* _Requirements_: Reproduce the full listing below unchanged, apart from the pictures.

* _Given information_:
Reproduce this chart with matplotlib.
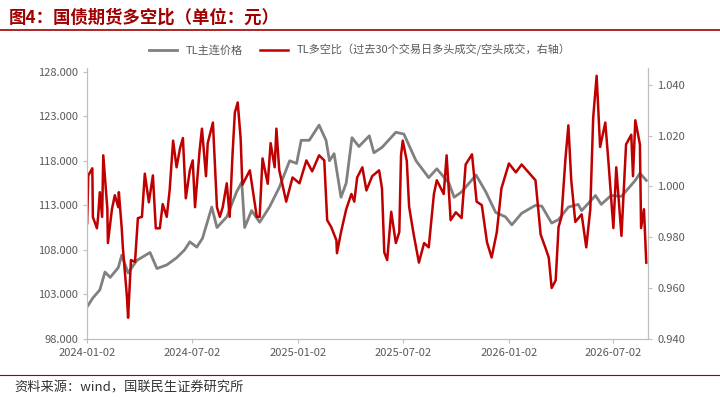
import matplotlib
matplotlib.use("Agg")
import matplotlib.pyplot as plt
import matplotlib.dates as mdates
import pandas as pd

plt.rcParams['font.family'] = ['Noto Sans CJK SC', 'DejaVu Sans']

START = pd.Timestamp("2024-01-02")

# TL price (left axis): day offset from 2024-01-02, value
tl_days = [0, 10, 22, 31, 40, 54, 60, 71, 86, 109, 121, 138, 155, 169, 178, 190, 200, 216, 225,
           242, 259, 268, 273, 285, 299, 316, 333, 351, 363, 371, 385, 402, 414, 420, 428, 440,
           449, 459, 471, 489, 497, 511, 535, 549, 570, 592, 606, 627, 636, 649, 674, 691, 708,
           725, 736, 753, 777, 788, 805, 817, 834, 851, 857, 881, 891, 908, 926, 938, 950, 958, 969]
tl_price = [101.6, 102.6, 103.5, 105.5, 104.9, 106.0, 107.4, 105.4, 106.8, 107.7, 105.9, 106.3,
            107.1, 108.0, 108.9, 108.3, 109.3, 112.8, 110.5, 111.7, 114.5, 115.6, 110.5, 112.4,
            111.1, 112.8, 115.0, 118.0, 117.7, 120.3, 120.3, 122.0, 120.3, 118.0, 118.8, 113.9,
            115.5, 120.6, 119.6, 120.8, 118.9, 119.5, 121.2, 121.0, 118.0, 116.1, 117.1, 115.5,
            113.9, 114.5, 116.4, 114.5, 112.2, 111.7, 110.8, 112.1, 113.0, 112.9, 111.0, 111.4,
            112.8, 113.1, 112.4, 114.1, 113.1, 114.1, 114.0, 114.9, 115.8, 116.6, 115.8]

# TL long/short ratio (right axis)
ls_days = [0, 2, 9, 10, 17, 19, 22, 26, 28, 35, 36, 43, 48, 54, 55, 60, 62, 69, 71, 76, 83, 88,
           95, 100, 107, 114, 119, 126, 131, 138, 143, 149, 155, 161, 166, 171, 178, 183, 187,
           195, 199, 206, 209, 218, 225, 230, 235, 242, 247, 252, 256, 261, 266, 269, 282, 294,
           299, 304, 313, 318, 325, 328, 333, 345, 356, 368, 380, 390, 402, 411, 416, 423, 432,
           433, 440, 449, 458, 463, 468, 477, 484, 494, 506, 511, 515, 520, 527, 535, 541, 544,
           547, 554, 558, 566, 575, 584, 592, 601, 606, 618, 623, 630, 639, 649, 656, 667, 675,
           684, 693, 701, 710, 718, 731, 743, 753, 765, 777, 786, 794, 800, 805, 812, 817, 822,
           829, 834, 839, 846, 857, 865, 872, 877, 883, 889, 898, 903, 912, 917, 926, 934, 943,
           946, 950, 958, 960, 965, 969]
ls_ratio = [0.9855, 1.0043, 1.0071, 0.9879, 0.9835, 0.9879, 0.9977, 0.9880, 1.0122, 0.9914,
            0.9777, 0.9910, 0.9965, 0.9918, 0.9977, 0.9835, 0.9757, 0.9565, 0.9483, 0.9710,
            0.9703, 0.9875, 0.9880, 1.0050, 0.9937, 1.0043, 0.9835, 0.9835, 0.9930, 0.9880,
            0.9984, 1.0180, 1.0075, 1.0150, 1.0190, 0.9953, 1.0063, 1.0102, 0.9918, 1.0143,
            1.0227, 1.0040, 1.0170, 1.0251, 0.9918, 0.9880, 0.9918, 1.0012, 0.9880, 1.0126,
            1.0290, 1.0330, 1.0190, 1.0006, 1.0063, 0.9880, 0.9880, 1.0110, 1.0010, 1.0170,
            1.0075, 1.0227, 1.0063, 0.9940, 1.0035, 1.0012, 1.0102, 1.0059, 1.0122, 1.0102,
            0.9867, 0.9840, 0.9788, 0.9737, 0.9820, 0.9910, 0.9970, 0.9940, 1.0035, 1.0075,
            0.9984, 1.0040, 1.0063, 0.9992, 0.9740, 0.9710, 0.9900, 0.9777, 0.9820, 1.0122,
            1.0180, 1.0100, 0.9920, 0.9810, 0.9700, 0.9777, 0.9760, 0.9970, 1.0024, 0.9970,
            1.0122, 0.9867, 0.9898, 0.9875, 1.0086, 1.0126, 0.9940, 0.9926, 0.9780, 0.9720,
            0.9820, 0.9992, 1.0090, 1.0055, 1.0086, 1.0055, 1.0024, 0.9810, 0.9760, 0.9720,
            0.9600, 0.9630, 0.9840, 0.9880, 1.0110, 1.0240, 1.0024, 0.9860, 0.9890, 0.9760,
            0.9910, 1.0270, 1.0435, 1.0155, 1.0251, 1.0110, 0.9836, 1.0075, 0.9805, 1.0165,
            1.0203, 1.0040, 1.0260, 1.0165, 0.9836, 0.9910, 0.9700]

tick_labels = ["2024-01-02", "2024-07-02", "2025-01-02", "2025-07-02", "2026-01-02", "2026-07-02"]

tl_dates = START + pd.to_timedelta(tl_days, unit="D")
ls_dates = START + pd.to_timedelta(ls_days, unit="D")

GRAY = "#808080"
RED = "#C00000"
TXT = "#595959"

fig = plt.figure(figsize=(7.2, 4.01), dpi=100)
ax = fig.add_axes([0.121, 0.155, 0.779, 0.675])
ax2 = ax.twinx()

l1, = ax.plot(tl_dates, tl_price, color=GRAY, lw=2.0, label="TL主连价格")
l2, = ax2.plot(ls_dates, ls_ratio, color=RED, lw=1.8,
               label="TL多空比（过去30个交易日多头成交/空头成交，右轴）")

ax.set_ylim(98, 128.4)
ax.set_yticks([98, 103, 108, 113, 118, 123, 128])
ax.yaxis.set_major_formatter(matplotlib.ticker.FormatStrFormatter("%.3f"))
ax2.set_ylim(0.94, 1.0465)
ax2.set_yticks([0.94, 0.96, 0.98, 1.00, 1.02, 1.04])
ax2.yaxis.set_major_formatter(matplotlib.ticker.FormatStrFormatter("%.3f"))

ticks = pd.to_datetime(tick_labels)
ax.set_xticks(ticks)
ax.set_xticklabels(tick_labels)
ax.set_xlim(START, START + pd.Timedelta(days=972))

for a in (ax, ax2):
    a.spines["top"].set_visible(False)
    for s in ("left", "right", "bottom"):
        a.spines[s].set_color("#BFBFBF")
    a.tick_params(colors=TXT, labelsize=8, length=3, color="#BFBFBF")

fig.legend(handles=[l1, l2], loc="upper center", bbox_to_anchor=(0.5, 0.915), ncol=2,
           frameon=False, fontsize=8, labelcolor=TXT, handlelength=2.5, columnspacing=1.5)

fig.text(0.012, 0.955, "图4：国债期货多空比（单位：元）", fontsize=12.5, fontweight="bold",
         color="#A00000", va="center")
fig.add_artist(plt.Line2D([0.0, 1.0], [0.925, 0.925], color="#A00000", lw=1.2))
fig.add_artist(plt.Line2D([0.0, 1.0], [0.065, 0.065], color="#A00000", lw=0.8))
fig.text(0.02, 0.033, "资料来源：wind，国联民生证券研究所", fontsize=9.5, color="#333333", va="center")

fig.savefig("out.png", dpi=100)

* _Answer to this task_:
Reproduce this chart with matplotlib.
import matplotlib
matplotlib.use("Agg")
import matplotlib.pyplot as plt
import matplotlib.dates as mdates
import pandas as pd

plt.rcParams['font.family'] = ['Noto Sans CJK SC', 'DejaVu Sans']

START = pd.Timestamp("2024-01-02")

# TL price (left axis): day offset from 2024-01-02, value
tl_days = [0, 10, 22, 31, 40, 54, 60, 71, 86, 109, 121, 138, 155, 169, 178, 190, 200, 216, 225,
           242, 259, 268, 273, 285, 299, 316, 333, 351, 363, 371, 385, 402, 414, 420, 428, 440,
           449, 459, 471, 489, 497, 511, 535, 549, 570, 592, 606, 627, 636, 649, 674, 691, 708,
           725, 736, 753, 777, 788, 805, 817, 834, 851, 857, 881, 891, 908, 926, 938, 950, 958, 969]
tl_price = [101.6, 102.6, 103.5, 105.5, 104.9, 106.0, 107.4, 105.4, 106.8, 107.7, 105.9, 106.3,
            107.1, 108.0, 108.9, 108.3, 109.3, 112.8, 110.5, 111.7, 114.5, 115.6, 110.5, 112.4,
            111.1, 112.8, 115.0, 118.0, 117.7, 120.3, 120.3, 122.0, 120.3, 118.0, 118.8, 113.9,
            115.5, 120.6, 119.6, 120.8, 118.9, 119.5, 121.2, 121.0, 118.0, 116.1, 117.1, 115.5,
            113.9, 114.5, 116.4, 114.5, 112.2, 111.7, 110.8, 112.1, 113.0, 112.9, 111.0, 111.4,
            112.8, 113.1, 112.4, 114.1, 113.1, 114.1, 114.0, 114.9, 115.8, 116.6, 115.8]

# TL long/short ratio (right axis)
ls_days = [0, 2, 9, 10, 17, 19, 22, 26, 28, 35, 36, 43, 48, 54, 55, 60, 62, 69, 71, 76, 83, 88,
           95, 100, 107, 114, 119, 126, 131, 138, 143, 149, 155, 161, 166, 171, 178, 183, 187,
           195, 199, 206, 209, 218, 225, 230, 235, 242, 247, 252, 256, 261, 266, 269, 282, 294,
           299, 304, 313, 318, 325, 328, 333, 345, 356, 368, 380, 390, 402, 411, 416, 423, 432,
           433, 440, 449, 458, 463, 468, 477, 484, 494, 506, 511, 515, 520, 527, 535, 541, 544,
           547, 554, 558, 566, 575, 584, 592, 601, 606, 618, 623, 630, 639, 649, 656, 667, 675,
           684, 693, 701, 710, 718, 731, 743, 753, 765, 777, 786, 794, 800, 805, 812, 817, 822,
           829, 834, 839, 846, 857, 865, 872, 877, 883, 889, 898, 903, 912, 917, 926, 934, 943,
           946, 950, 958, 960, 965, 969]
ls_ratio = [0.9855, 1.0043, 1.0071, 0.9879, 0.9835, 0.9879, 0.9977, 0.9880, 1.0122, 0.9914,
            0.9777, 0.9910, 0.9965, 0.9918, 0.9977, 0.9835, 0.9757, 0.9565, 0.9483, 0.9710,
            0.9703, 0.9875, 0.9880, 1.0050, 0.9937, 1.0043, 0.9835, 0.9835, 0.9930, 0.9880,
            0.9984, 1.0180, 1.0075, 1.0150, 1.0190, 0.9953, 1.0063, 1.0102, 0.9918, 1.0143,
            1.0227, 1.0040, 1.0170, 1.0251, 0.9918, 0.9880, 0.9918, 1.0012, 0.9880, 1.0126,
            1.0290, 1.0330, 1.0190, 1.0006, 1.0063, 0.9880, 0.9880, 1.0110, 1.0010, 1.0170,
            1.0075, 1.0227, 1.0063, 0.9940, 1.0035, 1.0012, 1.0102, 1.0059, 1.0122, 1.0102,
            0.9867, 0.9840, 0.9788, 0.9737, 0.9820, 0.9910, 0.9970, 0.9940, 1.0035, 1.0075,
            0.9984, 1.0040, 1.0063, 0.9992, 0.9740, 0.9710, 0.9900, 0.9777, 0.9820, 1.0122,
            1.0180, 1.0100, 0.9920, 0.9810, 0.9700, 0.9777, 0.9760, 0.9970, 1.0024, 0.9970,
            1.0122, 0.9867, 0.9898, 0.9875, 1.0086, 1.0126, 0.9940, 0.9926, 0.9780, 0.9720,
            0.9820, 0.9992, 1.0090, 1.0055, 1.0086, 1.0055, 1.0024, 0.9810, 0.9760, 0.9720,
            0.9600, 0.9630, 0.9840, 0.9880, 1.0110, 1.0240, 1.0024, 0.9860, 0.9890, 0.9760,
            0.9910, 1.0270, 1.0435, 1.0155, 1.0251, 1.0110, 0.9836, 1.0075, 0.9805, 1.0165,
            1.0203, 1.0040, 1.0260, 1.0165, 0.9836, 0.9910, 0.9700]

tick_labels = ["2024-01-02", "2024-07-02", "2025-01-02", "2025-07-02", "2026-01-02", "2026-07-02"]

tl_dates = START + pd.to_timedelta(tl_days, unit="D")
ls_dates = START + pd.to_timedelta(ls_days, unit="D")

GRAY = "#808080"
RED = "#C00000"
TXT = "#595959"

fig = plt.figure(figsize=(7.2, 4.01), dpi=100)
ax = fig.add_axes([0.121, 0.155, 0.779, 0.675])
ax2 = ax.twinx()

l1, = ax.plot(tl_dates, tl_price, color=GRAY, lw=2.0, label="TL主连价格")
l2, = ax2.plot(ls_dates, ls_ratio, color=RED, lw=1.8,
               label="TL多空比（过去30个交易日多头成交/空头成交，右轴）")

ax.set_ylim(98, 128.4)
ax.set_yticks([98, 103, 108, 113, 118, 123, 128])
ax.yaxis.set_major_formatter(matplotlib.ticker.FormatStrFormatter("%.3f"))
ax2.set_ylim(0.94, 1.0465)
ax2.set_yticks([0.94, 0.96, 0.98, 1.00, 1.02, 1.04])
ax2.yaxis.set_major_formatter(matplotlib.ticker.FormatStrFormatter("%.3f"))

ticks = pd.to_datetime(tick_labels)
ax.set_xticks(ticks)
ax.set_xticklabels(tick_labels)
ax.set_xlim(START, START + pd.Timedelta(days=972))

for a in (ax, ax2):
    a.spines["top"].set_visible(False)
    for s in ("left", "right", "bottom"):
        a.spines[s].set_color("#BFBFBF")
    a.tick_params(colors=TXT, labelsize=8, length=3, color="#BFBFBF")

fig.legend(handles=[l1, l2], loc="upper center", bbox_to_anchor=(0.5, 0.915), ncol=2,
           frameon=False, fontsize=8, labelcolor=TXT, handlelength=2.5, columnspacing=1.5)

fig.text(0.012, 0.955, "图4：国债期货多空比（单位：元）", fontsize=12.5, fontweight="bold",
         color="#A00000", va="center")
fig.add_artist(plt.Line2D([0.0, 1.0], [0.925, 0.925], color="#A00000", lw=1.2))
fig.add_artist(plt.Line2D([0.0, 1.0], [0.065, 0.065], color="#A00000", lw=0.8))
fig.text(0.02, 0.033, "资料来源：wind，国联民生证券研究所", fontsize=9.5, color="#333333", va="center")

fig.savefig("out.png", dpi=100)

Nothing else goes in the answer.